BEGIN DATA BLOCK

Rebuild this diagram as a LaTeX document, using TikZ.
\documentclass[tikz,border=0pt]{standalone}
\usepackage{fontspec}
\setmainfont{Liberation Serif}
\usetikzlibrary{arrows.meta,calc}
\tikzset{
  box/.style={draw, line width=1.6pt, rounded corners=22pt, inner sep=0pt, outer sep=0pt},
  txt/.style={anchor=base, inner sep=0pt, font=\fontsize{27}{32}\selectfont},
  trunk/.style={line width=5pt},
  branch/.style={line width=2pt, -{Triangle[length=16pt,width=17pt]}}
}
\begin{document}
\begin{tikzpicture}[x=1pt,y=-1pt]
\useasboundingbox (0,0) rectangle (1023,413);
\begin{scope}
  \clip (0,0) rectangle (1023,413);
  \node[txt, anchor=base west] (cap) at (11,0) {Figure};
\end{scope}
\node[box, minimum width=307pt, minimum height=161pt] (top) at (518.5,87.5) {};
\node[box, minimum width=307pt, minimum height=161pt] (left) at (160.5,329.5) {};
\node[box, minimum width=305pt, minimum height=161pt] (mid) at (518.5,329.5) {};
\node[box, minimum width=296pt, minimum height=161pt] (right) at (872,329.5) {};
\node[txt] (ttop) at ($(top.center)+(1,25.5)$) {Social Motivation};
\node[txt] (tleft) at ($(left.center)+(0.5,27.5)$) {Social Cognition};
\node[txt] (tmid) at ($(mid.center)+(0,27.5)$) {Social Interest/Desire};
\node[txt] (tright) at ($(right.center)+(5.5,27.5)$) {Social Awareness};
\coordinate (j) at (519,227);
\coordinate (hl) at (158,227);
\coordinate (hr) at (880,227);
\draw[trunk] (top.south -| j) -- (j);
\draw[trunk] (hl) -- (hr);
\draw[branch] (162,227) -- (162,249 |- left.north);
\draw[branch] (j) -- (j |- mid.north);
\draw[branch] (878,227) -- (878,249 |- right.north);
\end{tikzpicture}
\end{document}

END DATA BLOCK

Reproduce all data above, unchanged.

ANSWER TO THE TASK:
Rebuild this diagram as a LaTeX document, using TikZ.
\documentclass[tikz,border=0pt]{standalone}
\usepackage{fontspec}
\setmainfont{Liberation Serif}
\usetikzlibrary{arrows.meta,calc}
\tikzset{
  box/.style={draw, line width=1.6pt, rounded corners=22pt, inner sep=0pt, outer sep=0pt},
  txt/.style={anchor=base, inner sep=0pt, font=\fontsize{27}{32}\selectfont},
  trunk/.style={line width=5pt},
  branch/.style={line width=2pt, -{Triangle[length=16pt,width=17pt]}}
}
\begin{document}
\begin{tikzpicture}[x=1pt,y=-1pt]
\useasboundingbox (0,0) rectangle (1023,413);
\begin{scope}
  \clip (0,0) rectangle (1023,413);
  \node[txt, anchor=base west] (cap) at (11,0) {Figure};
\end{scope}
\node[box, minimum width=307pt, minimum height=161pt] (top) at (518.5,87.5) {};
\node[box, minimum width=307pt, minimum height=161pt] (left) at (160.5,329.5) {};
\node[box, minimum width=305pt, minimum height=161pt] (mid) at (518.5,329.5) {};
\node[box, minimum width=296pt, minimum height=161pt] (right) at (872,329.5) {};
\node[txt] (ttop) at ($(top.center)+(1,25.5)$) {Social Motivation};
\node[txt] (tleft) at ($(left.center)+(0.5,27.5)$) {Social Cognition};
\node[txt] (tmid) at ($(mid.center)+(0,27.5)$) {Social Interest/Desire};
\node[txt] (tright) at ($(right.center)+(5.5,27.5)$) {Social Awareness};
\coordinate (j) at (519,227);
\coordinate (hl) at (158,227);
\coordinate (hr) at (880,227);
\draw[trunk] (top.south -| j) -- (j);
\draw[trunk] (hl) -- (hr);
\draw[branch] (162,227) -- (162,249 |- left.north);
\draw[branch] (j) -- (j |- mid.north);
\draw[branch] (878,227) -- (878,249 |- right.north);
\end{tikzpicture}
\end{document}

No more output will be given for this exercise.